Un’altra delle soluzioni del futuro sono i garage con sistema di parcheggio autonomo: basta lasciare il veicolo all’ingresso del silos e trasmettere il comando da un’app per smartphone: l’auto cerca quindi un posto libero e parcheggia senza l’intervento del guidatore. Bosch e Daimler hanno già lanciato il primo servizio di questo tipo presso il museo Mercedes-Benz a Stoccarda. Questa innovazione eliminerà lo stress e permetterà un uso più efficiente dei posti disponibili: lo stesso spazio potrà ospitare fino al 20% in più di veicoli. Investimenti, studi, innovazione, disponibilità a cambiare: l’automobile resta al momento il mezzo di mobilità meno evitabile, ma corre verso un futuro che le consenta di rimandare la distruzione di se stessa. Reinventandosi e mettendosi in discussione. La soluzione per avere un numero maggiore di parcheggi, spostamenti rapidissimi, meno inquinamento e traffico quasi azzerato, è stata studiata anche dall’Itf dell’Ocse, forum che l’organizzazione per la Cooperazione e lo sviluppo economico utilizza per esaminare nuovi scenari di mobilità.
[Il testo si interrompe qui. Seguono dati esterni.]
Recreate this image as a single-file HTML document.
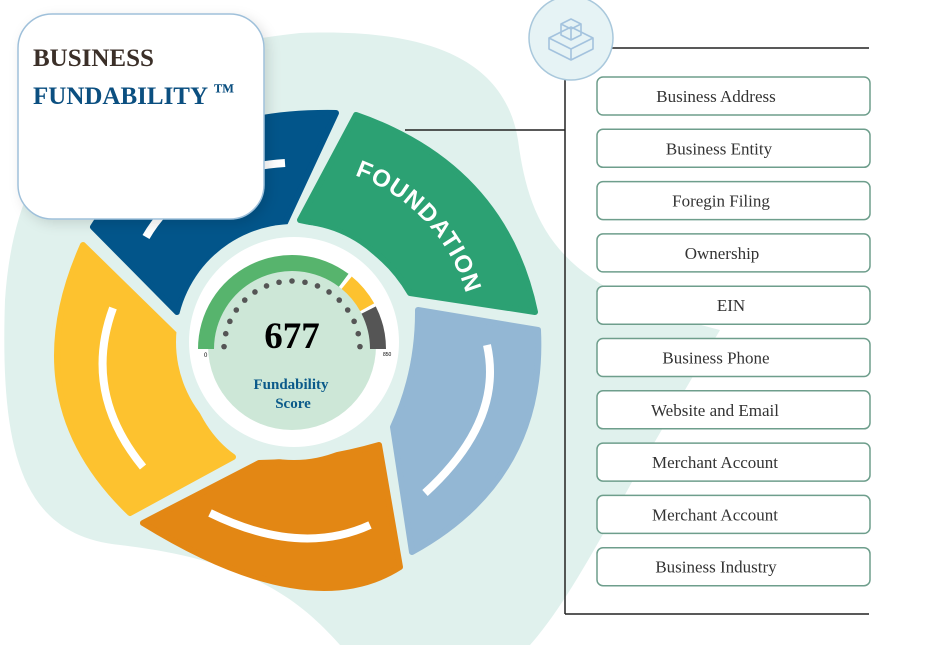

Il modello di città del futuro sostenibile è emerso da un’indagine sulla mobilità condivisa realizzata con sperimentazioni a Helsinki e Lisbona, due realtà diverse ma rappresentative.
Nella simulazione, tutti gli spostamenti su strada sono stati sostituiti da taxi-bus con configurazioni differente di posti a sedere, da 6 a 20 persone, diretti verso la rete dei collegamenti pubblici di metro e autobus: quindi con taxi “classici” che prelevano gli utenti sotto casa o al lavoro per portarli in un altro punto della città, e mini autobus più grandi con servizio “on demand” per i quali è necessaria una prenotazione mezz’ora prima del passaggio e fermate per la salita dei passeggeri fino a 400 metri da casa o dal lavoro. In questo modo l’utilizzo dell’auto privata è stato praticamente azzerato: Helsinki avrebbe abbassato il fabbisogno di auto necessarie per gli spostamenti a un 4% rispetto alle attuali necessità, l’inquinamento sarebbe abbattuto di quasi il 30% e gli imbottigliamenti del 37%. A Lisbona invece la simulazione evidenzia un crollo dello smog addirittura del 70%, dal momento che il traffico su gomma è molto più alto rispetto a Helsinki.